Statistical significance of absorption and penetration parameters were determined using ANOVA or by a priori-defined orthogonal contrasts where appropriate at the 0.05 level of significance. A least significance difference (LSD) procedure was used for multiple comparisons on overall tissue disposition.
Details on in vitro test system (if applicable):
A 1 x 5 cm dosing area was drawn on the surface of the skin flap with a surgery marker. A dose, containing 25 uL of the specified jet fuel containing approximately 2 uCi of 14C-naphthalene plus 10 uCi of 3H-dodecane and 14C- hexadecane was applied directly to the surface of the skin flap. Perfusate samples (3 ml) were collected every 5 mm for the first 40 mm. then every 10 mm until 1.5 h. and then every 15 mm until termination at 5 h. At termination, several samples were taken for mass balance of the marker compounds. The surface of the dose area was swabbed twice with a 1% soap solution and gauze, and then 12 stratum corneum tape strips were collected using cellophane tape (3M Corporation, Minneapolis. MN). The entire dose area was removed. A 1x 1 cm core of the dose area was removed and frozen for subsequent depth of penetration studies. This consisted of laying the core sample epidermal side down in an aluminum foil boat and embedding in Tissue-Tek OCT compound (Miles. Inc., Elkhart, IN), snap freezing in liquid nitrogen, followed by sectioning (40 zm) on a Reichart-Jung Model 1800 Cryocut (Warner Lambert, Buffalo, NY).

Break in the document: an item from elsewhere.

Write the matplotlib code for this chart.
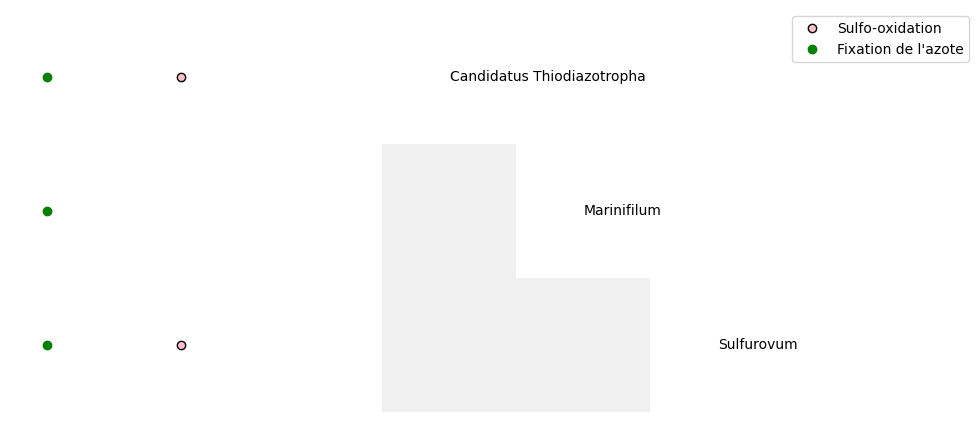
import numpy as np
import matplotlib
matplotlib.use("Agg")
import matplotlib.pyplot as plt
import matplotlib.transforms as mtransforms

genera = ["Candidatus Thiodiazotropha", "Marinifilum", "Sulfurovum"]
azote = [1, 1, 1]          # Fixation de l'azote (column 0)
sulfo = [1, 0, 1]          # Sulfo-oxidation (column 1)
shared = [[0, 0, 0],
          [1, 0, 0],
          [1, 1, 0]]       # grey cells (lower triangle)

fig = plt.figure(figsize=(9.78, 4.22), dpi=100)
ax = fig.add_axes([0, 0, 1, 1])

rows = np.arange(len(genera))

# grey matrix
M = np.array(shared, dtype=float)
Mm = np.ma.masked_where(M == 0, M)
xe = np.arange(M.shape[1] + 1) + 2.5
ye = np.arange(M.shape[0] + 1) - 0.5
ax.pcolormesh(xe, ye, Mm, cmap=matplotlib.colors.ListedColormap(["#f0f0f0"]),
              shading="flat", zorder=1)

sy = [r for r, v in zip(rows, sulfo) if v]
ay = [r for r, v in zip(rows, azote) if v]
ax.plot([1] * len(sy), sy, "o", markerfacecolor="pink", markeredgecolor="black",
        linestyle="none", label="Sulfo-oxidation", zorder=3)
ax.plot([0] * len(ay), ay, "o", color="green", linestyle="none",
        label="Fixation de l'azote", zorder=3)

offset = mtransforms.offset_copy(ax.transData, fig=fig, x=1, y=0, units="dots")
for i, g in enumerate(genera):
    ax.text(3 + i, i, g, ha="left", va="center", fontsize=10, transform=offset)

ax.set_xlim(-47 / 134, 931 / 134)
ax.set_ylim(345 / 134, -77 / 134)
ax.axis("off")

fig.legend(loc="upper right", bbox_to_anchor=(969 / 978, 1 - 16 / 422),
           borderaxespad=0)

fig.savefig("out.png", dpi=100)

The remaining dosed area as well as the surrounding skin was separated from the fat and held for analysis.

Results and discussion

Signs and symptoms of toxicity:
not examined
Dermal irritation:
not examined

Applicant's summary and conclusion

Conclusions:
Within JP-8, the rank order of absorption for all marker components was (mean +/- SEM; % dose) naphthalene (1.17 +/- 0.07)> dodecane (0.63 +/- 0.04) > hexadecane (0.18 +/- 0.08).  The area under the curve (AUC) was determined to be (mean +/- SEM; % dose-h/mL): naphthalene (0.0199 +/- 0.0020)> dodecane (0.0107 +/- 0.0009) > hexadecane (0.0017 +/- 0.0003). In contrast, deposition within dosed skin showed the reverse pattern.
Executive summary:

The purpose of these studies was to assess the percutaneous absorption and cutaneous disposition of topically applied (25 uL/5 cm2) neat Jet-A, JP-8, and JP-8(100) jet fuels by monitoring the absorptive flux of the marker components 14C naphthalene and 4H dodecane simultaneously applied non-occluded to isolated perfused porcine skin flaps (IPPSF) (a = 4). Absorption of 14C hexadecane was estimated from JP-8 fuel. Absorption and disposition of naphthalene and dodecane were also monitored using a nonvolatile JP-8 fraction reflecting exposure to residual fuel that might occur 24 h after a jet fuel spill. In all studies, perfusate, stratum corneum, and skin concentrations were measured over 5 h. Naphthalene absorption had a clear peak absorptive flux at less than 1 h, while dodecane and hexadecane had prolonged, albeit significantly lower, absorption flux profiles. Within JP-8, the rank order of absorption for all marker components was (mean +/- SEM; % dose) naphthalene (1.17 +/- 0.07)> dodecane (0.63 +/- 0.04) > hexadecane (0.18 +/- 0.08).  The area under the curve (AUC) was determined to be (mean +/- SEM; % dose-h/mL): naphthalene (0.0199 +/- 0.0020)> dodecane (0.0107 +/- 0.0009) > hexadecane (0.0017 +/- 0.0003). In contrast, deposition within dosed skin showed the reverse pattern.